(Records from a collection)
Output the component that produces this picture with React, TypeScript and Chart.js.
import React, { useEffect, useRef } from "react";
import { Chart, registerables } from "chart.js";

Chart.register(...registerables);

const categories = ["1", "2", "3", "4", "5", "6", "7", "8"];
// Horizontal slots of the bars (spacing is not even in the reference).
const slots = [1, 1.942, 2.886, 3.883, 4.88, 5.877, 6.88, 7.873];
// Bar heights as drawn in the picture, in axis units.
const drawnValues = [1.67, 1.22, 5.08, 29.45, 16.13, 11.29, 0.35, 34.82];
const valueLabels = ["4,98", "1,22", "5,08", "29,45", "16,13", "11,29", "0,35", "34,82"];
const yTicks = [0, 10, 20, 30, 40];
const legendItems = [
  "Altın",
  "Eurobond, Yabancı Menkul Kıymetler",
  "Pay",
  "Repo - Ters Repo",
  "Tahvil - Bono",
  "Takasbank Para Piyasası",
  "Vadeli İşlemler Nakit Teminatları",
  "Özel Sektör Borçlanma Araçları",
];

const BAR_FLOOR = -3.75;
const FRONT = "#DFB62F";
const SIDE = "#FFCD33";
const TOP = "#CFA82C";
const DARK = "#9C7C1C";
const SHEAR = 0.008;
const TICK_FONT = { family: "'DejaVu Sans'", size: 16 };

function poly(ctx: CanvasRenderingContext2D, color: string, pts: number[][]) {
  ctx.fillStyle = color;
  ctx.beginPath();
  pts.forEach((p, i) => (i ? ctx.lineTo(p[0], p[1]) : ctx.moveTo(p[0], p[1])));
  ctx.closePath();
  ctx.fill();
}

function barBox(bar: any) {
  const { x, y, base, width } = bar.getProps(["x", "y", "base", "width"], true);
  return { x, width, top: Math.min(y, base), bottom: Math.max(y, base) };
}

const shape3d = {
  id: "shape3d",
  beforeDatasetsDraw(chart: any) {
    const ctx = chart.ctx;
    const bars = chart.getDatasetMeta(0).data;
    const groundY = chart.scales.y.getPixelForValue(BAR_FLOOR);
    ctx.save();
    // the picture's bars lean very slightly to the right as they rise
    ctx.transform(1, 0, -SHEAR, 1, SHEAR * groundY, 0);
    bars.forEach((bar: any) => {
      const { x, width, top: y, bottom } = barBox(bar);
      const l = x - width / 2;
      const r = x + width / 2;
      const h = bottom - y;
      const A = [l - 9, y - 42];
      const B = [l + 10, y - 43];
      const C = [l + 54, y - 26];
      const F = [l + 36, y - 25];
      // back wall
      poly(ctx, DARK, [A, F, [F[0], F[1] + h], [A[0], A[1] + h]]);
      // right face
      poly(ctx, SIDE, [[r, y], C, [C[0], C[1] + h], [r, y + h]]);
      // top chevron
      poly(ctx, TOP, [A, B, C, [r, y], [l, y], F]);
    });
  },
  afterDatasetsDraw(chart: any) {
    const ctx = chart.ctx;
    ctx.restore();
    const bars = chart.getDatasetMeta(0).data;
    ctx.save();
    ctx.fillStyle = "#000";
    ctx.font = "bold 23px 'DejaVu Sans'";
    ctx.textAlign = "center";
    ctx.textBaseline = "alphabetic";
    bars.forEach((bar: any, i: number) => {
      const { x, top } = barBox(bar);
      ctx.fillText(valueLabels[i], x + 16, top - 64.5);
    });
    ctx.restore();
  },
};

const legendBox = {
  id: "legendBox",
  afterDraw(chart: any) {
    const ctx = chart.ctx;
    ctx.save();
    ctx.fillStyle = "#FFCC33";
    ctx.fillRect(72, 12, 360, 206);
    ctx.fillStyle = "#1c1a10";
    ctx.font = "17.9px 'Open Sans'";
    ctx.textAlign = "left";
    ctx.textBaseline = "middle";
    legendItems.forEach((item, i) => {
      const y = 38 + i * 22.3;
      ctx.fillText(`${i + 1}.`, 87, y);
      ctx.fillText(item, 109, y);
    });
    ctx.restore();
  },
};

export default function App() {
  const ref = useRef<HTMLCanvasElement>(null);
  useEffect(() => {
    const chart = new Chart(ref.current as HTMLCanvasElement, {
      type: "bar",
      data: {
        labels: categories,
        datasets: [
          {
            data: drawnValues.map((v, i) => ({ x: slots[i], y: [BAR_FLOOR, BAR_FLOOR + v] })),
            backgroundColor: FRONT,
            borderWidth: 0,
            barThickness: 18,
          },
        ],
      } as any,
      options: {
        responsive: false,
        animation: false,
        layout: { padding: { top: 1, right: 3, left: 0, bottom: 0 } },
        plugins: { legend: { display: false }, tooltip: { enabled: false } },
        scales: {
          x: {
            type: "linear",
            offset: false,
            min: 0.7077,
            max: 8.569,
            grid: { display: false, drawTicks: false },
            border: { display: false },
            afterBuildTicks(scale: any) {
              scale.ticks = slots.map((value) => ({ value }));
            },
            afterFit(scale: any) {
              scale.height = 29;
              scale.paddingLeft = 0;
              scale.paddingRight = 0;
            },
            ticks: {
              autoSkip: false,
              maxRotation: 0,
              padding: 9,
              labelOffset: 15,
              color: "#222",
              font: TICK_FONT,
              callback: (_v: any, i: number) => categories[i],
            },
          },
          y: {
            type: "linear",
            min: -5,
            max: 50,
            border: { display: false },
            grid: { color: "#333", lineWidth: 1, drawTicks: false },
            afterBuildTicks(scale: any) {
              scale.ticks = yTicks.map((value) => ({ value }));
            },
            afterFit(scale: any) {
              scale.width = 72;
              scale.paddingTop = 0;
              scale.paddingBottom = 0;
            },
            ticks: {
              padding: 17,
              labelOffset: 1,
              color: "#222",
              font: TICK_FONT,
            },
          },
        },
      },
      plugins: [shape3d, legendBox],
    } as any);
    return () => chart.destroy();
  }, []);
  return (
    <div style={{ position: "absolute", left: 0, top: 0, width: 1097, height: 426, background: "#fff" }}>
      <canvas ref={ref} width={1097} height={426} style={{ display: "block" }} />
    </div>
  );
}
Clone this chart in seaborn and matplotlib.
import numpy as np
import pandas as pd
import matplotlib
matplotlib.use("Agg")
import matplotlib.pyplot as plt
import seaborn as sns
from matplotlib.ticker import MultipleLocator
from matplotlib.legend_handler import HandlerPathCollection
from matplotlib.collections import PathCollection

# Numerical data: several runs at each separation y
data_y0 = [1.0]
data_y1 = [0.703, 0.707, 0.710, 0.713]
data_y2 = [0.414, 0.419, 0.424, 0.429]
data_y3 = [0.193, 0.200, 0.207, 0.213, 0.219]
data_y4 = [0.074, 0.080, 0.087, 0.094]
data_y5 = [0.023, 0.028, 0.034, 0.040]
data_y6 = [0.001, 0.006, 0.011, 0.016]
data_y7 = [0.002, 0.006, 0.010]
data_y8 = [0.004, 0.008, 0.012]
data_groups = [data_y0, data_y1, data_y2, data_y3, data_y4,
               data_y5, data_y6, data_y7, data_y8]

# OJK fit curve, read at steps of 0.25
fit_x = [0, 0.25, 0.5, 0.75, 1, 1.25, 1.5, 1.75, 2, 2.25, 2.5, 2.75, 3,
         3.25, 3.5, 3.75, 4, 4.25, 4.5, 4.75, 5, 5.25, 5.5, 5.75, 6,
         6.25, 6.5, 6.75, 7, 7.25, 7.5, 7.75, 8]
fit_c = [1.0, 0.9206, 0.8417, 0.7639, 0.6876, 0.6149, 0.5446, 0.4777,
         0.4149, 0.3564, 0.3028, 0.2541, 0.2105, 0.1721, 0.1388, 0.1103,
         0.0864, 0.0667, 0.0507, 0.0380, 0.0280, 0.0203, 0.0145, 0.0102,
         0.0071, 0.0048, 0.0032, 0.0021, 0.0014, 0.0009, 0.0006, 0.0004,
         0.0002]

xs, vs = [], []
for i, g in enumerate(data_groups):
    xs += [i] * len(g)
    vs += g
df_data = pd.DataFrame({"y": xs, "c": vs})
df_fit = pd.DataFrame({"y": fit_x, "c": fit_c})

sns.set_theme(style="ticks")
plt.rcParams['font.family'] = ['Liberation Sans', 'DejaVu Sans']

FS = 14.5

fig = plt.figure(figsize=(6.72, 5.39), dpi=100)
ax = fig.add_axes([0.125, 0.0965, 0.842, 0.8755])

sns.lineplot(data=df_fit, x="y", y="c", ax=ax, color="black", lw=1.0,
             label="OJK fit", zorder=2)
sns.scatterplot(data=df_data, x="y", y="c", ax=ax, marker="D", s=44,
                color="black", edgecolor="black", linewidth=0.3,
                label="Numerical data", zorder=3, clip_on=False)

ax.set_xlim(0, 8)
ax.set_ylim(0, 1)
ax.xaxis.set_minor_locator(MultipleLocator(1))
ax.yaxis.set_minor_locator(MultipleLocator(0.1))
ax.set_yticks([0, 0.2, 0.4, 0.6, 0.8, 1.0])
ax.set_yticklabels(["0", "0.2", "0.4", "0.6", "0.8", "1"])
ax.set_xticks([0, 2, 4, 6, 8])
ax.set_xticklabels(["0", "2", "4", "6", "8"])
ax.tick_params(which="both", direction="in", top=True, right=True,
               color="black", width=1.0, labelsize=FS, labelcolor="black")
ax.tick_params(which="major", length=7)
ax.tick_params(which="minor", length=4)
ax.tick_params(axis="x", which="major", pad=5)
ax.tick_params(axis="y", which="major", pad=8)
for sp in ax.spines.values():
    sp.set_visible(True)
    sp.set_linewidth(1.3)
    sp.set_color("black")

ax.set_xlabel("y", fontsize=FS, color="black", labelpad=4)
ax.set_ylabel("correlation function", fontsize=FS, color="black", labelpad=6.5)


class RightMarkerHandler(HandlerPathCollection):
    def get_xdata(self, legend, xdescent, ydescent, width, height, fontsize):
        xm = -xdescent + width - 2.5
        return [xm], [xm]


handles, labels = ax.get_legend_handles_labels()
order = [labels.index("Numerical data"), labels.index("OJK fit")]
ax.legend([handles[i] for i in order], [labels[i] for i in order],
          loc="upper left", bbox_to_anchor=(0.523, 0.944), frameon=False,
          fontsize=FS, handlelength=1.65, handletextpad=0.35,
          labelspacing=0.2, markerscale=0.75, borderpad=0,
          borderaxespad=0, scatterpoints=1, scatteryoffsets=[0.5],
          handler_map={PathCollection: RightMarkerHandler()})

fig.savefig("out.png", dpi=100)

Your goal: From the records above, transcribe without alteration every line from the one with "Clone this chart in seaborn and matplotlib." to the one with "data_y5, data_y6, data_y7, data_y8]", inclusive.

Written solution:
Clone this chart in seaborn and matplotlib.
import numpy as np
import pandas as pd
import matplotlib
matplotlib.use("Agg")
import matplotlib.pyplot as plt
import seaborn as sns
from matplotlib.ticker import MultipleLocator
from matplotlib.legend_handler import HandlerPathCollection
from matplotlib.collections import PathCollection

# Numerical data: several runs at each separation y
data_y0 = [1.0]
data_y1 = [0.703, 0.707, 0.710, 0.713]
data_y2 = [0.414, 0.419, 0.424, 0.429]
data_y3 = [0.193, 0.200, 0.207, 0.213, 0.219]
data_y4 = [0.074, 0.080, 0.087, 0.094]
data_y5 = [0.023, 0.028, 0.034, 0.040]
data_y6 = [0.001, 0.006, 0.011, 0.016]
data_y7 = [0.002, 0.006, 0.010]
data_y8 = [0.004, 0.008, 0.012]
data_groups = [data_y0, data_y1, data_y2, data_y3, data_y4,
               data_y5, data_y6, data_y7, data_y8]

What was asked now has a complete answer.